Extract the lines from the start through the line that holds "const last = categories[categories.length", both included, omitting all images.
★ ★ ★ ★ ★
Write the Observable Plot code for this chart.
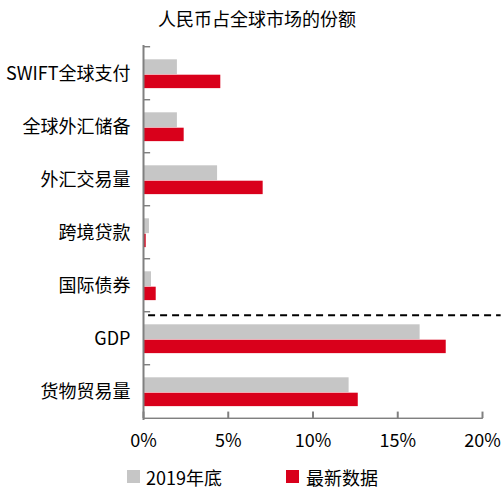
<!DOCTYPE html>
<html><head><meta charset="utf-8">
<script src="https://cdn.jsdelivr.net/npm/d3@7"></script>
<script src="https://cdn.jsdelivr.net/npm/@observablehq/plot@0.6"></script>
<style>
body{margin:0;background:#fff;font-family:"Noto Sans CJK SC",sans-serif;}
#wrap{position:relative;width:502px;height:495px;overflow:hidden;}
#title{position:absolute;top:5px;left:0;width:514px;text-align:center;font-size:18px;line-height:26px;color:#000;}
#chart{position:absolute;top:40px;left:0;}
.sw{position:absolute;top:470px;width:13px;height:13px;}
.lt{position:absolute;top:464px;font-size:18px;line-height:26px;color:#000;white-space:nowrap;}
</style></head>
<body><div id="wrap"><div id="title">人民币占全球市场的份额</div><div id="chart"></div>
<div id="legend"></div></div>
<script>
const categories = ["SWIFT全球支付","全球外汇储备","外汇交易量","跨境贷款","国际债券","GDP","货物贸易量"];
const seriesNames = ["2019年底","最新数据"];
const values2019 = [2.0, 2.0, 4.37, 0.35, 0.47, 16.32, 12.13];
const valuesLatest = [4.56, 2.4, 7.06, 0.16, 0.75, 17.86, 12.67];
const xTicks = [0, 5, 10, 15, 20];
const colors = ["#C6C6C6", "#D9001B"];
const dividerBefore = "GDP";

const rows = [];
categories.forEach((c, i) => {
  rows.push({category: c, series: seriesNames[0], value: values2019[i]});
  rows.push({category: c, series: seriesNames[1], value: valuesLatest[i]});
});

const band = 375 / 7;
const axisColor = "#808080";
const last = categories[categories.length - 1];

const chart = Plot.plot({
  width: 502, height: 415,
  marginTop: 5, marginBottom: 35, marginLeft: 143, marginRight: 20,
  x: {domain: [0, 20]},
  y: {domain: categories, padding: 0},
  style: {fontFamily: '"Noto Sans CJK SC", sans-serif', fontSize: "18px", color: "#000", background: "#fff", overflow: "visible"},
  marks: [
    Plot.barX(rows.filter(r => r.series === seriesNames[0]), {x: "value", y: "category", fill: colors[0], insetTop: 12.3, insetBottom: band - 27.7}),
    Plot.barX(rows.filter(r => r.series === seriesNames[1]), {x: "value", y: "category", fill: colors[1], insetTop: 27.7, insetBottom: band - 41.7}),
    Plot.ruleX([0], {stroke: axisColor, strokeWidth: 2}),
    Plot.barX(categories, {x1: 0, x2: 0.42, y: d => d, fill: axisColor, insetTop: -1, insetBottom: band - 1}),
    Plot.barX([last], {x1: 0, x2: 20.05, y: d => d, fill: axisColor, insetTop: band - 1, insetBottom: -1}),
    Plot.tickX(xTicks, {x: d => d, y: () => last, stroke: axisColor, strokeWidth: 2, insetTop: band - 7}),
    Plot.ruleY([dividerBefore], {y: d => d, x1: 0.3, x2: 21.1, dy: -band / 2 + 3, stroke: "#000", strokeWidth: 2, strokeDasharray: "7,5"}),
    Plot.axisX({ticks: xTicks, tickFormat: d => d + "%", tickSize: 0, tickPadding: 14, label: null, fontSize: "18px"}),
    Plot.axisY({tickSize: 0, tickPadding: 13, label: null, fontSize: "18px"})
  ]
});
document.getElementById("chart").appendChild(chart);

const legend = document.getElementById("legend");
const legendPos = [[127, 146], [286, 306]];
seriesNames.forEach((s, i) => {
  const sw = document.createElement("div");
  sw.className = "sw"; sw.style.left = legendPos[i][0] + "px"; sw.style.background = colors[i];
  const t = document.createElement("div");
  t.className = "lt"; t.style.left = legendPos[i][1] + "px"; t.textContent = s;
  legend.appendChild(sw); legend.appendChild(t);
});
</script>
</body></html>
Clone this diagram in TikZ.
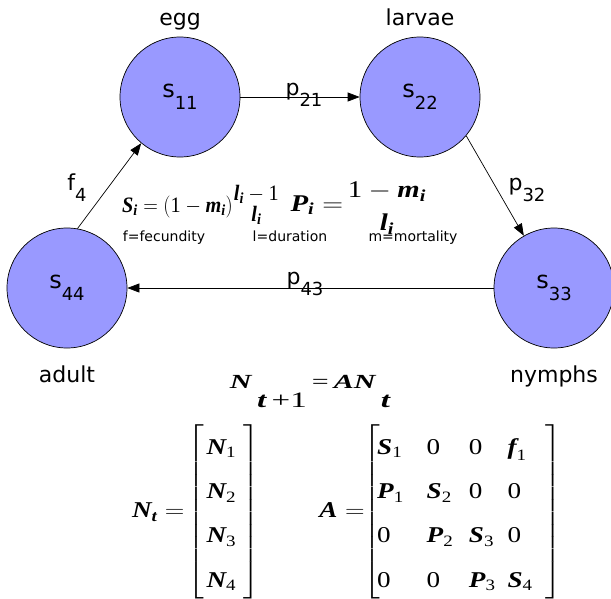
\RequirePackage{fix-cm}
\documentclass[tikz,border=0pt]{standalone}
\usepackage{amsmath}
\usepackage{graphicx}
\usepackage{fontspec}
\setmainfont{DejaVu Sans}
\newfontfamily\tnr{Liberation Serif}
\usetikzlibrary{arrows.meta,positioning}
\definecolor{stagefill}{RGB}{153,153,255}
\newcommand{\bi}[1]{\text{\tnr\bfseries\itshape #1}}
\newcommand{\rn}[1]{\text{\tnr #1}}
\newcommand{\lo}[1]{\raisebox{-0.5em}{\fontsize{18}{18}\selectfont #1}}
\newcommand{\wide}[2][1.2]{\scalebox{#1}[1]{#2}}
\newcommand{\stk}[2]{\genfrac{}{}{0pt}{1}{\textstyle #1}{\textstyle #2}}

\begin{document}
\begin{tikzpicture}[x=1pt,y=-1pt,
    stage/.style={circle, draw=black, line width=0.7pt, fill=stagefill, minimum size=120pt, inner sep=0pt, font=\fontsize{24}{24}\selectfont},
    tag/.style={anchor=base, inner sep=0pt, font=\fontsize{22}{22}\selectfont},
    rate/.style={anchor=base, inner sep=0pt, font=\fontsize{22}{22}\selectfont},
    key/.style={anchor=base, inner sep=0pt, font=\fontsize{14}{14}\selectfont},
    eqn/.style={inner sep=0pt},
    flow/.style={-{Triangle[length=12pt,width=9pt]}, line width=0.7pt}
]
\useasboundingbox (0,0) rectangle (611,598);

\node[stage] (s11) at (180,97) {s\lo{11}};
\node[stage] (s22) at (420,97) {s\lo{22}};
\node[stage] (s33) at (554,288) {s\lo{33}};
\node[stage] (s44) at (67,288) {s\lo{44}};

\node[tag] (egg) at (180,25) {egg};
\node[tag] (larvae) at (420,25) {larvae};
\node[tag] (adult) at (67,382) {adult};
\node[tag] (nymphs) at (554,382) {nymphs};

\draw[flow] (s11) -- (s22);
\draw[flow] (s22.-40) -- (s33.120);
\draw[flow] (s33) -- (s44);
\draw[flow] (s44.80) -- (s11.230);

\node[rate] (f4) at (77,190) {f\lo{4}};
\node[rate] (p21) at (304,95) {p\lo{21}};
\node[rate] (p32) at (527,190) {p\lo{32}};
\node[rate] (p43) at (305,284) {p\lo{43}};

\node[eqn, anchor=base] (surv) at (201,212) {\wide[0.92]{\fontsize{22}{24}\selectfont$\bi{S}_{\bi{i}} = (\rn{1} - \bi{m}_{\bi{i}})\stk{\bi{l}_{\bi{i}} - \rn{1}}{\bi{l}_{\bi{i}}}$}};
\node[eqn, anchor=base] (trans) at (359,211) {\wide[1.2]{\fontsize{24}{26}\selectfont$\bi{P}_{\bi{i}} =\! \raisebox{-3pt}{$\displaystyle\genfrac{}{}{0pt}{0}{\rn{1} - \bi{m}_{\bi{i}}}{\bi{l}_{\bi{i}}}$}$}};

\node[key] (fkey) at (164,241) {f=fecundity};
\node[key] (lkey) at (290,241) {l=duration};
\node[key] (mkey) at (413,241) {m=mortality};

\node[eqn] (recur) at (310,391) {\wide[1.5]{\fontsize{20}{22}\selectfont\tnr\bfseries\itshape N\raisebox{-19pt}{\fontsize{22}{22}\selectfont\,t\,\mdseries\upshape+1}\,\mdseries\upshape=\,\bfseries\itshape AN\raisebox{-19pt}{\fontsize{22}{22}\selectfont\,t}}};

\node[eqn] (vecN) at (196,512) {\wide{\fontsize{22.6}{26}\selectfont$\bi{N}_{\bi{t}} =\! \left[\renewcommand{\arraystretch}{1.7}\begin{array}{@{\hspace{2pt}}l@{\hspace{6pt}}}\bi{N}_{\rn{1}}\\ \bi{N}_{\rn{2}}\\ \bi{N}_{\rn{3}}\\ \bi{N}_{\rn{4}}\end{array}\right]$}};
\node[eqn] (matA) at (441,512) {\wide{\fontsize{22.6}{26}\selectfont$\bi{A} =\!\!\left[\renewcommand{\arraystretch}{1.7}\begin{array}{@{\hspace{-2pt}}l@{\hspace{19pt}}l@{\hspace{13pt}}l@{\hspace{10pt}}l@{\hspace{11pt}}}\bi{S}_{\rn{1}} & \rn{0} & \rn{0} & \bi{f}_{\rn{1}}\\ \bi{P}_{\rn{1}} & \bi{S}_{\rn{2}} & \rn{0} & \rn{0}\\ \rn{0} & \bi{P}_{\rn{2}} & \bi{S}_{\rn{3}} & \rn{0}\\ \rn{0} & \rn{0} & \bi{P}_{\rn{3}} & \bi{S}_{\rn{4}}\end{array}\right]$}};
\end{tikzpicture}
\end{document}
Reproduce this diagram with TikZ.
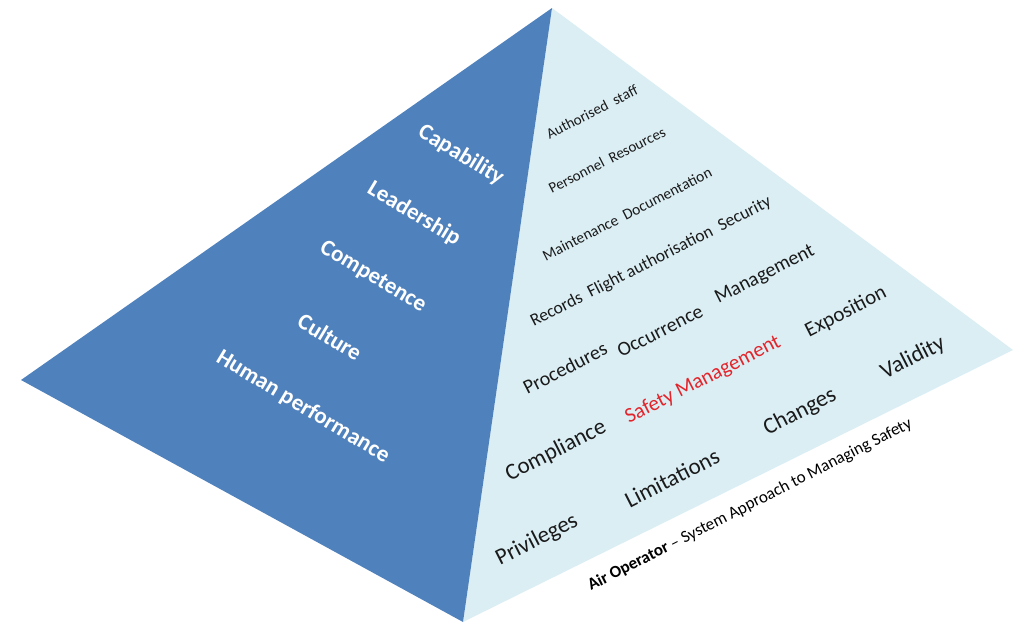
★ ★ ★ ★ ★
_Task solution_.
Write the Observable Plot code for this chart.
<!DOCTYPE html>
<html><head><meta charset="utf-8">
<script src="https://cdn.jsdelivr.net/npm/d3@7"></script>
<script src="https://cdn.jsdelivr.net/npm/@observablehq/plot@0.6"></script>
<style>
body{margin:0;background:#fff;font-family:"Noto Sans CJK SC",sans-serif;}
#wrap{position:relative;width:502px;height:495px;overflow:hidden;}
#title{position:absolute;top:5px;left:0;width:514px;text-align:center;font-size:18px;line-height:26px;color:#000;}
#chart{position:absolute;top:40px;left:0;}
.sw{position:absolute;top:470px;width:13px;height:13px;}
.lt{position:absolute;top:464px;font-size:18px;line-height:26px;color:#000;white-space:nowrap;}
</style></head>
<body><div id="wrap"><div id="title">人民币占全球市场的份额</div><div id="chart"></div>
<div id="legend"></div></div>
<script>
const categories = ["SWIFT全球支付","全球外汇储备","外汇交易量","跨境贷款","国际债券","GDP","货物贸易量"];
const seriesNames = ["2019年底","最新数据"];
const values2019 = [2.0, 2.0, 4.37, 0.35, 0.47, 16.32, 12.13];
const valuesLatest = [4.56, 2.4, 7.06, 0.16, 0.75, 17.86, 12.67];
const xTicks = [0, 5, 10, 15, 20];
const colors = ["#C6C6C6", "#D9001B"];
const dividerBefore = "GDP";

const rows = [];
categories.forEach((c, i) => {
  rows.push({category: c, series: seriesNames[0], value: values2019[i]});
  rows.push({category: c, series: seriesNames[1], value: valuesLatest[i]});
});

const band = 375 / 7;
const axisColor = "#808080";
const last = categories[categories.length - 1];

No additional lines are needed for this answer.